O estudo, intitulado “Violências contra crianças e adolescentes em dados”, baseia-se em informações do Sistema de Informação para a Infância e Adolescência (Sipia), do Sistema de Informação de Agravos de Notificação (Sinan) e do Disque 100.
Entre 2020 e 2023, os dados mostram que a maioria das vítimas de abuso sexual são meninas: 84% no Sipia, 88% no Sinan e 76% no Disque 100. Essa tendência se repete em todas as faixas etárias e independentemente do perfil dos agressores.
A análise detalhada do perfil das vítimas revela que, no Sipia, 63% têm entre 12 e 17 anos, enquanto no Sinan, 43% estão na faixa etária de 10 a 14 anos.

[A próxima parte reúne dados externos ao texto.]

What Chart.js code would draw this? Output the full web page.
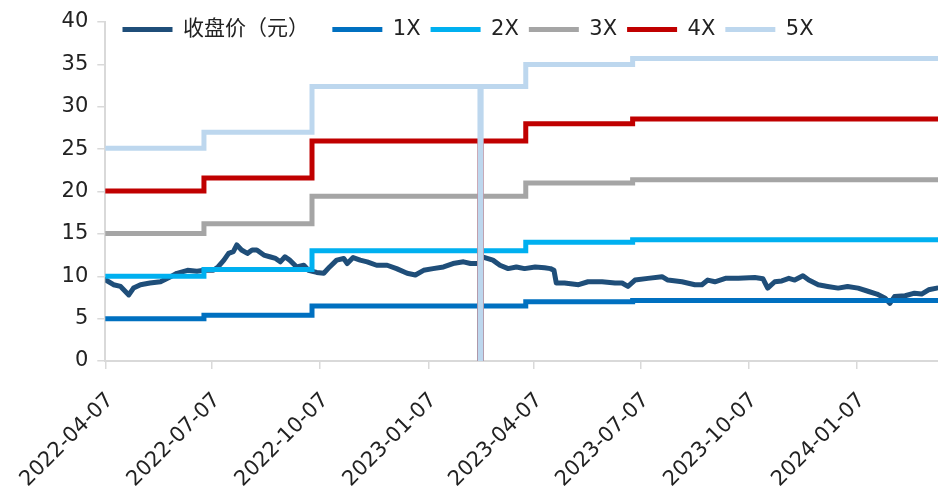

No Disque 100, 48% das vítimas têm entre 12 e 17 anos. As meninas também são maioria nos casos de violência psicológica, conforme apontam os três sistemas de registro.
A influência da desigualdade de gênero
A psicóloga Emmanuele Pereira explica que normas culturais e sociais que perpetuam a desigualdade de gênero tornam as meninas mais vulneráveis ao abuso.
Segundo ela, fatores como a objetificação feminina e expectativas de comportamento influenciam essa realidade. “A permissividade em relação à exposição do corpo e a imposição de padrões de comportamento contribuem para a prevalência da violência sexual contra meninas”, afirma.
O lar como principal cenário da violência
Os dados também mostram que a maioria dos abusos ocorre no ambiente doméstico. No Sipia, 57% dos casos de violência sexual têm como agressores familiares próximos. No Sinan, esse percentual é de 44%, enquanto no Disque 100, chega a 84%.
O relatório ainda aponta que a violência sexual contra crianças e adolescentes acontece de forma recorrente: 73% das violações registradas no Disque 100 indicam que não foi a primeira vez que a vítima sofreu abuso.
Ana Lúcia Munhoz de Oliveira, advogada e presidente da Comissão de Defesa dos Direitos da Criança e do Adolescente da OAB-PR, destaca a importância da recente decisão do Superior Tribunal de Justiça (STJ), que determinou a aplicação da Lei Maria da Penha também para meninas vítimas de violência doméstica.
“A violência contra meninas ocorre predominantemente no ambiente doméstico, onde a dependência emocional e econômica dificulta a denúncia e perpetua a impunidade. Embora a maioria dos casos atinja meninas, é essencial ampliar o debate para considerar também a violência contra meninos, muitas vezes normalizada pelo machismo estrutural”, alerta.
Impacto da pandemia e o aumento da exploração digital
Com o retorno às atividades presenciais após o período de isolamento social imposto pela pandemia de Covid-19, houve um aumento nas notificações de casos de abuso, segundo especialistas. A exposição a espaços institucionais, como escolas, facilitou a identificação da violência.
Outro ponto preocupante é o crescimento da exploração sexual no ambiente digital. Apesar de a residência ainda ser o principal local dos abusos, a internet tem se tornado um espaço cada vez mais frequente para a violência contra crianças e adolescentes.
“Pais e responsáveis precisam estar atentos ao conteúdo consumido pelas crianças e adolescentes na internet, acompanhando suas referências e interações”, conclui Emmanuele Pereira.
Os números evidenciam um problema grave, mas também demonstram uma crescente mobilização para enfrentar a violência contra crianças e adolescentes. A conscientização e a notificação dos casos são passos fundamentais para combater esse cenário e garantir a proteção das vítimas.